Postscript:  So with this experience in hand, banks moved out of mortage-backed securities and into the last "safe" asset, sovereign debt.  And again, bank presidents told their folks to get the best possible yield in "safe" assets.  So banks loaded up on sovereign debt, in particular increasing the demand for higher-yield debt from places like, say, Greece.  Which helps to explain why the market still keeps buying up PIIGS debt when any rational person would consider these countries close to default.  So these countries continue their deficit spending without any market check, because financial institutions keep buying this stuff because it is all they can buy.  Which is where we are today, with a new monoculture of government debt, which government officials swear is the last "safe" asset.  Stay tuned....

Postscript #2:  Every failure and crisis does not have to be due to fraud and/or gross negligence.  Certainly we had fraud and gross negligence, both by private and public parties.  But I am reminded of a quote which I use all the time but to this day I still do not know if it is real.  In the great mini-series "From the Earth to the Moon", the actor playing astronaut Frank Borman says to a Congressional investigation, vis a vis the fatal Apollo 1 fire, that it was "a failure of imagination."  Engineers hadn't even considered the possibility of this kind of failure on the ground.

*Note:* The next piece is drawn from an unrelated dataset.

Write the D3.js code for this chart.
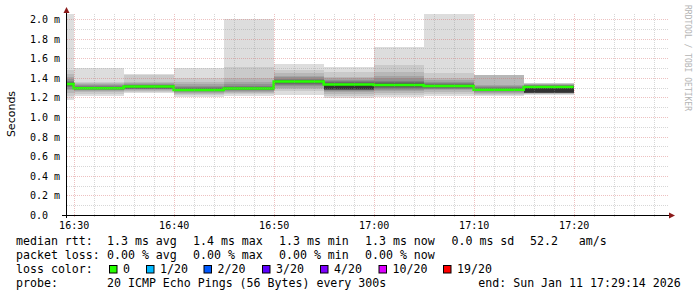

In the same way, for all the regulatory and private foibles associated with the 2008/9 financial crisis, there was also a failure of imagination.  There were people who thought housing was a bubble.  There were people who thought financial institutions were taking too much risk.  There were people who thought mortgage lending standards were too lax.  But with few exceptions, nobody from progressive Marxists to libertarian anarcho-capitalists, from regulators to bank risk managers, really believed there was substantial risk in the AAA tranches of mortgage securities.  Hopefully we know better now but I doubt it.

Update#1:  The LA Times attributes "failure of imagination" as a real quote from Borman.  Good, I love that quote.  When I was an engineer investigating actual failures of various sorts (in an oil refinery), the vast majority were human errors in procedure or the result of doing things unsafely that we really knew in advance to be unsafe.  But the biggest fire we had when I was there was truly a failure of imagination.  I won't go into it, but it resulted from a metallurgical failure that in turn resulted form a set of conditions that we never dreamed could have existed.

By the way, this is really off topic, but the current state of tort law has really killed quality safety discussion in companies of just this sort of thing.  Every company should be asking itself all the time, "is this unsafe?"  or "under what conditions might this be unsafe" or "what might happen if..."   Unfortunately, honest discussions of possible safety issues often end up as plaintiff's evidence in trials.  The attorney will say "the company KNEW it was unsafe and didn't do anything about it", often distorting what are honest and healthy internal discussions on safety that we should want occurring into evidence of evil malfeasance.  So companies now show employees videos like one I remember called, I kid you not, "don't write it down."